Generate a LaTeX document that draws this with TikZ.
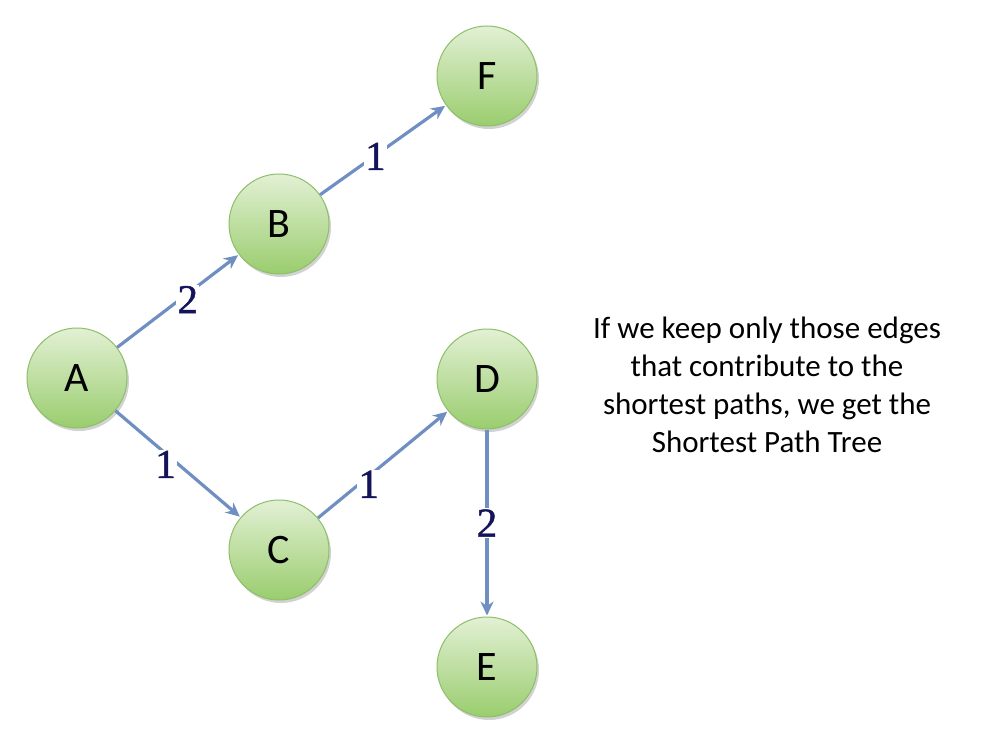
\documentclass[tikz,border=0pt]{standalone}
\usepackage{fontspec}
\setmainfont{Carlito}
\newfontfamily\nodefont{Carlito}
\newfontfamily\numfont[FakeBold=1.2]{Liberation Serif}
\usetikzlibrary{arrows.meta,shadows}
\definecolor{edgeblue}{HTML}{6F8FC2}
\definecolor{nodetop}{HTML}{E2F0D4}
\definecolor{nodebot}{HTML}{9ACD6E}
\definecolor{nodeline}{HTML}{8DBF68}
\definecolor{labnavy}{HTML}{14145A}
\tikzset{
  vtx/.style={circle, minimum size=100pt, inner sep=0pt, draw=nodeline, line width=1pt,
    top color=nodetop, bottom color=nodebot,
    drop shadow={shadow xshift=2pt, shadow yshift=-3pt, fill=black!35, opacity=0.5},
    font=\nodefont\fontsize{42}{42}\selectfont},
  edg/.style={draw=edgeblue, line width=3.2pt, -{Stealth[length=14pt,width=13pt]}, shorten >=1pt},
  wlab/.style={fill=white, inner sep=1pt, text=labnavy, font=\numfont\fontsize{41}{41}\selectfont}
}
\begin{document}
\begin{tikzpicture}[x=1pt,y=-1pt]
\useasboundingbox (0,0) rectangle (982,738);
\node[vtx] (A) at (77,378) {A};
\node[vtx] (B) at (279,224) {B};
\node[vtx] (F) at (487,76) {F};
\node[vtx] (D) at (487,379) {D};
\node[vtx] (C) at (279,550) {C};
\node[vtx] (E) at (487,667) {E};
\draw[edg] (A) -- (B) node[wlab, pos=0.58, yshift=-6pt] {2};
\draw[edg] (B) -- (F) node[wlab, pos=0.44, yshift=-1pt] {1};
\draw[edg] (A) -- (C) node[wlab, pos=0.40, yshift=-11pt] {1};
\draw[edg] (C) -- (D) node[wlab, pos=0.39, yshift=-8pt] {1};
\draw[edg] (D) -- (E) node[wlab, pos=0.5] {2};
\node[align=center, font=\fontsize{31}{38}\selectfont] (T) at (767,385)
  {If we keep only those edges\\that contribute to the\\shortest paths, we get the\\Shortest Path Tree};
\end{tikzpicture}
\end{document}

### What to work on
Without the pictures, output the full listing exactly as it stands.

### Finished exercise
Generate a LaTeX document that draws this with TikZ.
\documentclass[tikz,border=0pt]{standalone}
\usepackage{fontspec}
\setmainfont{Carlito}
\newfontfamily\nodefont{Carlito}
\newfontfamily\numfont[FakeBold=1.2]{Liberation Serif}
\usetikzlibrary{arrows.meta,shadows}
\definecolor{edgeblue}{HTML}{6F8FC2}
\definecolor{nodetop}{HTML}{E2F0D4}
\definecolor{nodebot}{HTML}{9ACD6E}
\definecolor{nodeline}{HTML}{8DBF68}
\definecolor{labnavy}{HTML}{14145A}
\tikzset{
  vtx/.style={circle, minimum size=100pt, inner sep=0pt, draw=nodeline, line width=1pt,
    top color=nodetop, bottom color=nodebot,
    drop shadow={shadow xshift=2pt, shadow yshift=-3pt, fill=black!35, opacity=0.5},
    font=\nodefont\fontsize{42}{42}\selectfont},
  edg/.style={draw=edgeblue, line width=3.2pt, -{Stealth[length=14pt,width=13pt]}, shorten >=1pt},
  wlab/.style={fill=white, inner sep=1pt, text=labnavy, font=\numfont\fontsize{41}{41}\selectfont}
}
\begin{document}
\begin{tikzpicture}[x=1pt,y=-1pt]
\useasboundingbox (0,0) rectangle (982,738);
\node[vtx] (A) at (77,378) {A};
\node[vtx] (B) at (279,224) {B};
\node[vtx] (F) at (487,76) {F};
\node[vtx] (D) at (487,379) {D};
\node[vtx] (C) at (279,550) {C};
\node[vtx] (E) at (487,667) {E};
\draw[edg] (A) -- (B) node[wlab, pos=0.58, yshift=-6pt] {2};
\draw[edg] (B) -- (F) node[wlab, pos=0.44, yshift=-1pt] {1};
\draw[edg] (A) -- (C) node[wlab, pos=0.40, yshift=-11pt] {1};
\draw[edg] (C) -- (D) node[wlab, pos=0.39, yshift=-8pt] {1};
\draw[edg] (D) -- (E) node[wlab, pos=0.5] {2};
\node[align=center, font=\fontsize{31}{38}\selectfont] (T) at (767,385)
  {If we keep only those edges\\that contribute to the\\shortest paths, we get the\\Shortest Path Tree};
\end{tikzpicture}
\end{document}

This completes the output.